If developers are serious about migrating to a linux distro and PC hardware, I think a hybrid rolling release for devtools and versioned releases of the base system might be needed to capture a lot of the success of macOS. I'm not even sure if that's really possible.

2 comments

Homebrew barely works. I dread messing with it. It's not Homebrew's fault: with Macs the stars have to align to get things to work much of the time. I find that the origin OS for most of my libraries (Linux/Debian) is much more reliable than a Mac. I had some issues switching away from a mac at first, but I got over them.
> Homebrew barely works. I dread messing with it.

One of us must be smoking something. I've never had a more reliable/friendly package manager (among apt-get, pacman, macports, pkg_add, yum).

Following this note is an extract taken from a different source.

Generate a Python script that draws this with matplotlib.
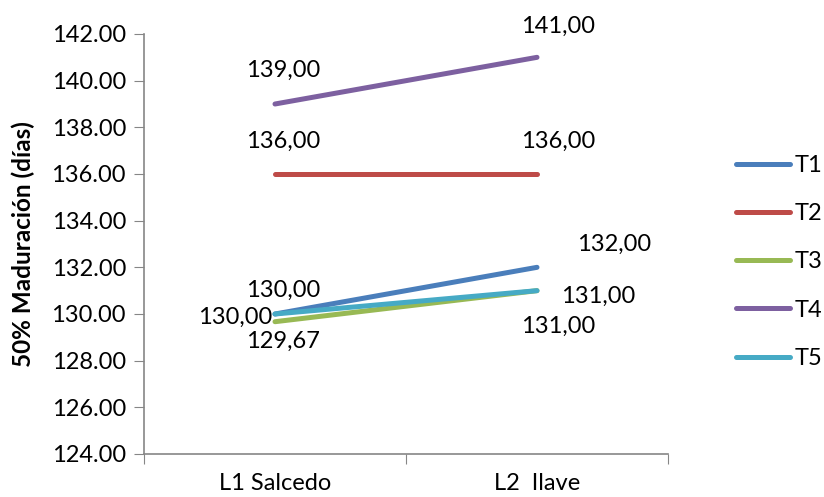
import matplotlib
matplotlib.use("Agg")
import matplotlib.pyplot as plt

plt.rcParams['font.family'] = ['Lato', 'DejaVu Sans']

# data
localidades = ['L1 Salcedo', 'L2  Ilave']
series = ['T1', 'T2', 'T3', 'T4', 'T5']
t1 = [130.00, 132.00]
t2 = [136.00, 136.00]
t3 = [129.67, 131.00]
t4 = [139.00, 141.00]
t5 = [130.00, 131.00]
valores = [t1, t2, t3, t4, t5]
colores = ['#4A7EBB', '#BE4B48', '#98B954', '#7D60A0', '#46AAC5']

# label offsets in pixels (dx, dy, ha) for each point, like the excel labels
offsets = {
    'T1': [(8, 24, 'center'), (77, 23, 'center')],
    'T2': [(8, 33, 'center'), (21, 33, 'center')],
    'T3': [(8, -20, 'center'), (21, -36, 'center')],
    'T4': [(8, 34, 'center'), (21, 31, 'center')],
    'T5': [(-3, -3, 'right'), (24, -6, 'left')],
}

fs = 17

fig = plt.figure(figsize=(8.24, 4.97), dpi=100)
ax = fig.add_axes([144/824, 1 - 454/497, (668 - 144)/824, 420/497])

x = [i + 0.5 for i in range(len(localidades))]
for nombre, vals, c in zip(series, valores, colores):
    ax.plot(x, vals, color=c, lw=3.6, solid_capstyle='round', label=nombre)

for nombre, vals in zip(series, valores):
    for xi, v, (dx, dy, ha) in zip(x, vals, offsets[nombre]):
        ax.annotate(f"{v:.2f}".replace('.', ','), (xi, v),
                    xytext=(dx * 0.72, dy * 0.72), textcoords='offset points',
                    ha=ha, va='center', fontsize=fs, color='black')

ax.set_xlim(0, len(localidades))
ax.set_ylim(124, 142)
ax.set_yticks(range(124, 143, 2))
ax.set_yticklabels([f"{v:.2f}" for v in range(124, 143, 2)])
ax.set_xticks(range(len(localidades) + 1))
ax.set_xticklabels([])
ax.set_xticks(x, minor=True)
ax.set_xticklabels(localidades, minor=True)
ax.tick_params(axis='x', which='minor', length=0, pad=14, labelsize=fs)
ax.tick_params(axis='x', which='major', length=7, color='#868686', direction='out')
ax.tick_params(axis='y', length=7, color='#868686', direction='out', labelsize=fs, pad=6)

for s in ['top', 'right']:
    ax.spines[s].set_visible(False)
for s in ['left', 'bottom']:
    ax.spines[s].set_color('#868686')
    ax.spines[s].set_linewidth(1.2)

ax.set_ylabel('50% Maduración (días)', fontsize=17.5, fontweight='bold')
ax.yaxis.set_label_coords(-(144 - 35) / 524, 0.5)

leg = fig.legend(loc='center left', bbox_to_anchor=(736/824, 1 - 262/497),
                 frameon=False, fontsize=fs, handlelength=2.3, handletextpad=0.2,
                 labelspacing=1.15, borderpad=0, borderaxespad=0)

fig.savefig('out.png', dpi=100)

Brew works great most of the times and it is indeed very human friendly. The problem sometimes arises when you need to install something a little bit more exotic than usual (eg. graph-tool was my last case) in that case lot of things can go wrong.
Maybe the experience depends on what packages you install?
It is hard to say, because the grandparent says that Homebrew barely works without providing any examples of the problems they have ran into.
Yeah as long as you're using what everyone else is using and stay "inside the lines" it's OK. But step off into special territory, you're better off on Linux.
Wild guess: people who keep Xcode and its associated command line tools up to date have smooth experiences. Those who don't, do not.
Brew recently started refusing to install anything if your xcode is out of date, and forces you to wait for a "brew update" if it hasn't updated in 24 hours. It's actually hideously user-unfriendly, but it probably saves the devs a lot of stupid github issues.
Unless you made the mistake of upgrading to Xcode 8 while staying with El Capitan and then wondering, why nothing works.
What specifically doesn't work?

It's working for me but I would love to have an example of breakage to take to my IT as another reason they should allow the company machines to be updated.

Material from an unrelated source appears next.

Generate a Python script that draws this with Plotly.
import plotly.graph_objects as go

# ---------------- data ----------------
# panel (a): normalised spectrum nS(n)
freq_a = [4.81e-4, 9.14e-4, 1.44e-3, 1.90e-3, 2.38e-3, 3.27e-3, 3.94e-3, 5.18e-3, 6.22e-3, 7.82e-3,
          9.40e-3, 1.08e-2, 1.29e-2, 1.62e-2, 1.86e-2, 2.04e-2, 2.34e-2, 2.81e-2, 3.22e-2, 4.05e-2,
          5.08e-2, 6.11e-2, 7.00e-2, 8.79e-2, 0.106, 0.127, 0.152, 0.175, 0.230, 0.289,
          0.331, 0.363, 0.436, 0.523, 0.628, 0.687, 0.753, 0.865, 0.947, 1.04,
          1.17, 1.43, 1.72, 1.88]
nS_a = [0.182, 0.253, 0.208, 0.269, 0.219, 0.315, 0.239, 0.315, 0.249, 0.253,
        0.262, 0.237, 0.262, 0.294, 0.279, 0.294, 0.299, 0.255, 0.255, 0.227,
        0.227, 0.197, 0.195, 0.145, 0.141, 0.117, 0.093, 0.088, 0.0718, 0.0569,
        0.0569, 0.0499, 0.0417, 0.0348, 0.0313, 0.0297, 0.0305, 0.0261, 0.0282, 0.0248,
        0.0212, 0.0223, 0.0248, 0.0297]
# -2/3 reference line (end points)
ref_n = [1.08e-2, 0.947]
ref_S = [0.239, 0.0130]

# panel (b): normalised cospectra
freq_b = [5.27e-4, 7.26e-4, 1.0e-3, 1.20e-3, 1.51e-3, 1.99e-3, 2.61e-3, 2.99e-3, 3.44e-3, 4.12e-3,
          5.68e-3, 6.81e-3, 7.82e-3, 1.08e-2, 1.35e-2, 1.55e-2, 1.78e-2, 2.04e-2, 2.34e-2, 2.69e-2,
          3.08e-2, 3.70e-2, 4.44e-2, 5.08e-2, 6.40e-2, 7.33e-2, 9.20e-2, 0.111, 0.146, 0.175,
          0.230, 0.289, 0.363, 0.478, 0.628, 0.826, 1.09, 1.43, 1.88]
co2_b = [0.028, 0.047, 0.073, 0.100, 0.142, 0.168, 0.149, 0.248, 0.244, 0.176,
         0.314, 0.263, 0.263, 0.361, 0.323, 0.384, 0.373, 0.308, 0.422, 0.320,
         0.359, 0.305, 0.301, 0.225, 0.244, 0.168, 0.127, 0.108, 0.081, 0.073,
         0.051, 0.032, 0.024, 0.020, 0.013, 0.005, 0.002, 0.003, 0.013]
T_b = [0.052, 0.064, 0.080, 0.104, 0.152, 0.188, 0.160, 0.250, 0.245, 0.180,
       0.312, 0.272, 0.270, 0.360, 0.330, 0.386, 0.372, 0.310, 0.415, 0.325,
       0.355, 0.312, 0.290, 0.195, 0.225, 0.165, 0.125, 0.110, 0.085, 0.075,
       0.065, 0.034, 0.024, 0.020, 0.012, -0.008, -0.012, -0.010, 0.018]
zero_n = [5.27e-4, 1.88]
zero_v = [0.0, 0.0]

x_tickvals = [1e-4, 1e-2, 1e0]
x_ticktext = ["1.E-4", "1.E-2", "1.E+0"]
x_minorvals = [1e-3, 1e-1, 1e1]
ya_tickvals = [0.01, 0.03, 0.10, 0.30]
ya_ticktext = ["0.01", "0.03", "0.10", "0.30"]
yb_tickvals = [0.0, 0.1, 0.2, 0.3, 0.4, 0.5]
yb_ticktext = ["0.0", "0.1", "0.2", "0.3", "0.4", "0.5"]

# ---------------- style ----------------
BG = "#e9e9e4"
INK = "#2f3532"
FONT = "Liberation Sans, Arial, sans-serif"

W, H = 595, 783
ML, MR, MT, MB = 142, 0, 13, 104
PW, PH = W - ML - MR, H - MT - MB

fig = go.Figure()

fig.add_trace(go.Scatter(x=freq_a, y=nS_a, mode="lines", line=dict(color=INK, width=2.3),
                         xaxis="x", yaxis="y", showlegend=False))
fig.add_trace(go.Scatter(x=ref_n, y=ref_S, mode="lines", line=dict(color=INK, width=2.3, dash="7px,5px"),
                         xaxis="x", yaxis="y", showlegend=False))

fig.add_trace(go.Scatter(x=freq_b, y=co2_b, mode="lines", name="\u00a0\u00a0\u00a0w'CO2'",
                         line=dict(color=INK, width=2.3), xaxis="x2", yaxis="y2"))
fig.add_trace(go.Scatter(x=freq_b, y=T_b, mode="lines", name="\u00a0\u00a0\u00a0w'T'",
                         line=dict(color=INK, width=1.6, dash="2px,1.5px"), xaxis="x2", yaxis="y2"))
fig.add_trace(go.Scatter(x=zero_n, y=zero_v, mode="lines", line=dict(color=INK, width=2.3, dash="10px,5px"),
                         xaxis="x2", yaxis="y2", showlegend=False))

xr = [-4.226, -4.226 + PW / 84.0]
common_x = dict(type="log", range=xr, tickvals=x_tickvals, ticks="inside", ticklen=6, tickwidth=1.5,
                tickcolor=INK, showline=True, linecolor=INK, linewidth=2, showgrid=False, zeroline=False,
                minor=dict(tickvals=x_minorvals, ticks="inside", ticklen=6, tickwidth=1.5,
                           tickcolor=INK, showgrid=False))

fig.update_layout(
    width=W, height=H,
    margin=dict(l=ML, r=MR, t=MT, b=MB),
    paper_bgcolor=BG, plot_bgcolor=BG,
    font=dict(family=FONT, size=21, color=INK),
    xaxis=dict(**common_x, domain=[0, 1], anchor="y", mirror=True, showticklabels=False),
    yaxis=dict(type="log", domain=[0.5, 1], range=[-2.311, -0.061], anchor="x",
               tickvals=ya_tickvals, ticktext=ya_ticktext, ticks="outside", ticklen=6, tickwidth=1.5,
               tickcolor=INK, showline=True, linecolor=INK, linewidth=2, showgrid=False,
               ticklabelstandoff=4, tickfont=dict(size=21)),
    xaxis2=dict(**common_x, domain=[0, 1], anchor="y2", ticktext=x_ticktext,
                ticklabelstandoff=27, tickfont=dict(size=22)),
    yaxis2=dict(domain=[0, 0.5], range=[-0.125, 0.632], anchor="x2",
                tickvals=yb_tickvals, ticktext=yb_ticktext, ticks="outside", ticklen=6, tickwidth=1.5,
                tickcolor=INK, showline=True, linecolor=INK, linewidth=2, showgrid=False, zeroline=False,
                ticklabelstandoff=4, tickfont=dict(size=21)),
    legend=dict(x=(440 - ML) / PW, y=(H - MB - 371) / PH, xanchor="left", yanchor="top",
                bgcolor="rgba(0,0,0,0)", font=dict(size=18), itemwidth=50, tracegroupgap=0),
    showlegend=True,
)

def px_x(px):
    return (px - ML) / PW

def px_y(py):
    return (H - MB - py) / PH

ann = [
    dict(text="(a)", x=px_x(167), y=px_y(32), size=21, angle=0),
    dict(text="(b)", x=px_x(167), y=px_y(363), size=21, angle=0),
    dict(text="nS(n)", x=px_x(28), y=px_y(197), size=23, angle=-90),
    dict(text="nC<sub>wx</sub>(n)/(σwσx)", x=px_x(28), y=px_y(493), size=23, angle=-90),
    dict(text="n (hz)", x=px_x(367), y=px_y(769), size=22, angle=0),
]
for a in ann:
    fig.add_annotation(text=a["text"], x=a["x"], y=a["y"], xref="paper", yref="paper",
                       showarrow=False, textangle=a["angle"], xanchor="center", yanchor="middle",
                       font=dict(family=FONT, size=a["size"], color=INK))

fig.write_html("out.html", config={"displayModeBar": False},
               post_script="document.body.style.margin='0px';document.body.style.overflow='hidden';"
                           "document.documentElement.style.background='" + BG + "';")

The only time I remember having a problem with Homebrew is in the summer where I'll run some beta version of the new macOS on a testing machine while trying to use Homebrew which does not support the beta. Other than that it never fails for me, and I install a boat load of tools through Homebrew. I even install as much of my GUI tools as possible using brew cask.
Parallel universes with opposite realities: proven!
What's forcing you to use Homebrew? You could easily use pkgsrc or Nix.
The problem absolutely is Homebrew.
It's better to substantiate allegations. Causes people to take you more seriously.
Homebrew is a "package manager" that has worse dependency management than a ham sandwich and a community that reacts to criticism with "don't talk to us, you're being negative".
If Homebrew is better than Apt it must be really, really good.
Pro tip: it isn't. With it's absolutely abysmal dependency management, I'd argue that it barley qualifies as a package manager.
As a Linux user that has also used Mac for almost 3 years I would say you shouldn't get away with that without explaining exactly what you mean here.
Homebrew was built as a source-only package manager, with the most basic of dependency management systems.

Now they try to default to binary distribution but the dependency management basically works up until compilation time only.

So for example, the Percona Toolkit package has a dependency on `:mysql` which can be provided by the Oracle mysql package, Persona Server package, or MariaDB package.

But binary packages don't really do dependencies like that - they hard-code to whatever they were built against.

The end result is you can't realistically have percona server and percona toolkit installed via homebrew, without also having the oracle mysql package installed and constantly link/unlink-ing between percona server and oracle mysql whenever you need to update percona toolkit.

Do you know what the Homebrew response to this issue was?

Close the issues, remove/disable the binary package of percona-toolkit, and force all users to compile the package from source, every time they install/upgrade it.

To even put Homebrew in the same category of tools as Apt/Dpkg or Yum/RPM is a joke.

Are we talking about apt on Debian/Ubuntu vs Homebrew on Mac or about some special Mac apt?
The only apt I know is the Debian package management tool.